Exercise task >> Leave out the pictures and repeat the rest of the material exactly.
#### Data rows
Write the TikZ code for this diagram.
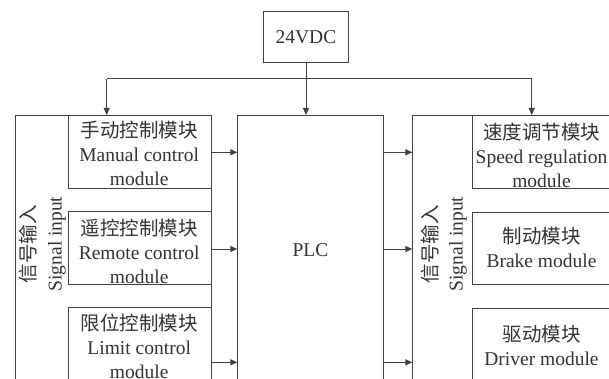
\documentclass[tikz,border=0pt]{standalone}
\usepackage{fontspec}
\setmainfont{Liberation Serif}
\newfontfamily\cjk{Noto Sans CJK SC}
\usetikzlibrary{arrows.meta,calc}
\definecolor{ln}{HTML}{404040}
\definecolor{tx}{HTML}{333333}
\tikzset{
  box/.style={draw=ln, line width=1pt, rectangle, inner sep=0pt, anchor=north west},
  txt/.style={text=tx, align=center, inner sep=0pt, font=\fontsize{19.5}{24}\selectfont},
  arr/.style={draw=ln, line width=1pt, -{Triangle[length=7pt,width=6pt]}},
  wire/.style={draw=ln, line width=1pt}
}
\begin{document}
\begin{tikzpicture}[x=1pt,y=-1pt]
\useasboundingbox (0,0) rectangle (609,379);
\clip (0,0) rectangle (609,379);
\fill[white] (0,0) rectangle (609,379);
% power
\node[box, minimum width=85pt, minimum height=51.3pt] (pwr) at (263.3,11) {};
\node[txt] (pwrt) at (306,37) {24VDC};
% PLC
\node[box, minimum width=145.7pt, minimum height=280pt] (plc) at (237.3,115) {};
\node[txt] (plct) at (310.5,250) {PLC};
% left outer
\node[box, minimum width=195.7pt, minimum height=280pt] (lin) at (15,115) {};
\node[box, minimum width=143pt, minimum height=72.7pt] (m1) at (67.7,115) {};
\node[box, minimum width=143pt, minimum height=72.7pt] (m2) at (67.7,211) {};
\node[box, minimum width=143pt, minimum height=80pt] (m3) at (67.7,307.3) {};
\node[txt] (m1t) at (139.2,153.5) {{\cjk 手动控制模块}\\Manual control\\module};
\node[txt] (m2t) at (139.2,251.5) {{\cjk 遥控控制模块}\\Remote control\\module};
\node[txt] (m3t) at (139.2,346.5) {{\cjk 限位控制模块}\\Limit control\\module};
\node[txt, rotate=90] (lc) at (28,244) {\cjk 信号输入};
\node[txt, rotate=90] (ls) at (57,244) {Signal input};
% right outer
\node[box, minimum width=200pt, minimum height=280pt] (rin) at (412.3,115) {};
\node[box, minimum width=140pt, minimum height=73.3pt] (r1) at (472.3,115) {};
\node[box, minimum width=140pt, minimum height=72pt] (r2) at (472.3,211.7) {};
\node[box, minimum width=140pt, minimum height=80pt] (r3) at (472.3,308.3) {};
\node[txt] (r1t) at (541.5,155) {{\cjk 速度调节模块}\\Speed regulation\\module};
\node[txt] (r2t) at (541.5,247.6) {{\cjk 制动模块}\\Brake module};
\node[txt] (r3t) at (541.5,345.3) {{\cjk 驱动模块}\\Driver module};
\node[txt, rotate=90] (rc) at (430,244) {\cjk 信号输入};
\node[txt, rotate=90] (rs) at (458,244) {Signal input};
% bus
\coordinate (bl) at (106.7,79);
\coordinate (bm) at (306,79);
\coordinate (br) at (531.7,79);
\draw[arr] (bm |- pwr.south) -- (bm |- plc.north);
\draw[wire] (bl) -- (br);
\draw[arr] (bl) -- (bl |- lin.north);
\draw[arr] (br) -- (br |- rin.north);
% arrows
\coordinate (a1) at (0,152.3);
\coordinate (a2) at (0,249);
\coordinate (a3) at (0,362.3);
\draw[arr] (m1.east |- a1) -- (plc.west |- a1);
\draw[arr] (m2.east |- a2) -- (plc.west |- a2);
\draw[arr] (m3.east |- a3) -- (plc.west |- a3);
\draw[arr] (plc.east |- a1) -- (rin.west |- a1);
\draw[arr] (plc.east |- a2) -- (rin.west |- a2);
\draw[arr] (plc.east |- a3) -- (rin.west |- a3);
\end{tikzpicture}
\end{document}
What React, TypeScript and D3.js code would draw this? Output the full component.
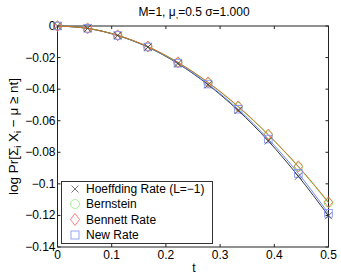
########
Exercise answer >>
Write the TikZ code for this diagram.
\documentclass[tikz,border=0pt]{standalone}
\usepackage{fontspec}
\setmainfont{Liberation Serif}
\newfontfamily\cjk{Noto Sans CJK SC}
\usetikzlibrary{arrows.meta,calc}
\definecolor{ln}{HTML}{404040}
\definecolor{tx}{HTML}{333333}
\tikzset{
  box/.style={draw=ln, line width=1pt, rectangle, inner sep=0pt, anchor=north west},
  txt/.style={text=tx, align=center, inner sep=0pt, font=\fontsize{19.5}{24}\selectfont},
  arr/.style={draw=ln, line width=1pt, -{Triangle[length=7pt,width=6pt]}},
  wire/.style={draw=ln, line width=1pt}
}
\begin{document}
\begin{tikzpicture}[x=1pt,y=-1pt]
\useasboundingbox (0,0) rectangle (609,379);
\clip (0,0) rectangle (609,379);
\fill[white] (0,0) rectangle (609,379);
% power
\node[box, minimum width=85pt, minimum height=51.3pt] (pwr) at (263.3,11) {};
\node[txt] (pwrt) at (306,37) {24VDC};
% PLC
\node[box, minimum width=145.7pt, minimum height=280pt] (plc) at (237.3,115) {};
\node[txt] (plct) at (310.5,250) {PLC};
% left outer
\node[box, minimum width=195.7pt, minimum height=280pt] (lin) at (15,115) {};
\node[box, minimum width=143pt, minimum height=72.7pt] (m1) at (67.7,115) {};
\node[box, minimum width=143pt, minimum height=72.7pt] (m2) at (67.7,211) {};
\node[box, minimum width=143pt, minimum height=80pt] (m3) at (67.7,307.3) {};
\node[txt] (m1t) at (139.2,153.5) {{\cjk 手动控制模块}\\Manual control\\module};
\node[txt] (m2t) at (139.2,251.5) {{\cjk 遥控控制模块}\\Remote control\\module};
\node[txt] (m3t) at (139.2,346.5) {{\cjk 限位控制模块}\\Limit control\\module};
\node[txt, rotate=90] (lc) at (28,244) {\cjk 信号输入};
\node[txt, rotate=90] (ls) at (57,244) {Signal input};
% right outer
\node[box, minimum width=200pt, minimum height=280pt] (rin) at (412.3,115) {};
\node[box, minimum width=140pt, minimum height=73.3pt] (r1) at (472.3,115) {};
\node[box, minimum width=140pt, minimum height=72pt] (r2) at (472.3,211.7) {};
\node[box, minimum width=140pt, minimum height=80pt] (r3) at (472.3,308.3) {};
\node[txt] (r1t) at (541.5,155) {{\cjk 速度调节模块}\\Speed regulation\\module};
\node[txt] (r2t) at (541.5,247.6) {{\cjk 制动模块}\\Brake module};
\node[txt] (r3t) at (541.5,345.3) {{\cjk 驱动模块}\\Driver module};
\node[txt, rotate=90] (rc) at (430,244) {\cjk 信号输入};
\node[txt, rotate=90] (rs) at (458,244) {Signal input};
% bus
\coordinate (bl) at (106.7,79);
\coordinate (bm) at (306,79);
\coordinate (br) at (531.7,79);
\draw[arr] (bm |- pwr.south) -- (bm |- plc.north);
\draw[wire] (bl) -- (br);
\draw[arr] (bl) -- (bl |- lin.north);
\draw[arr] (br) -- (br |- rin.north);
% arrows
\coordinate (a1) at (0,152.3);
\coordinate (a2) at (0,249);
\coordinate (a3) at (0,362.3);
\draw[arr] (m1.east |- a1) -- (plc.west |- a1);
\draw[arr] (m2.east |- a2) -- (plc.west |- a2);
\draw[arr] (m3.east |- a3) -- (plc.west |- a3);
\draw[arr] (plc.east |- a1) -- (rin.west |- a1);
\draw[arr] (plc.east |- a2) -- (rin.west |- a2);
\draw[arr] (plc.east |- a3) -- (rin.west |- a3);
\end{tikzpicture}
\end{document}
What React, TypeScript and D3.js code would draw this? Output the full component.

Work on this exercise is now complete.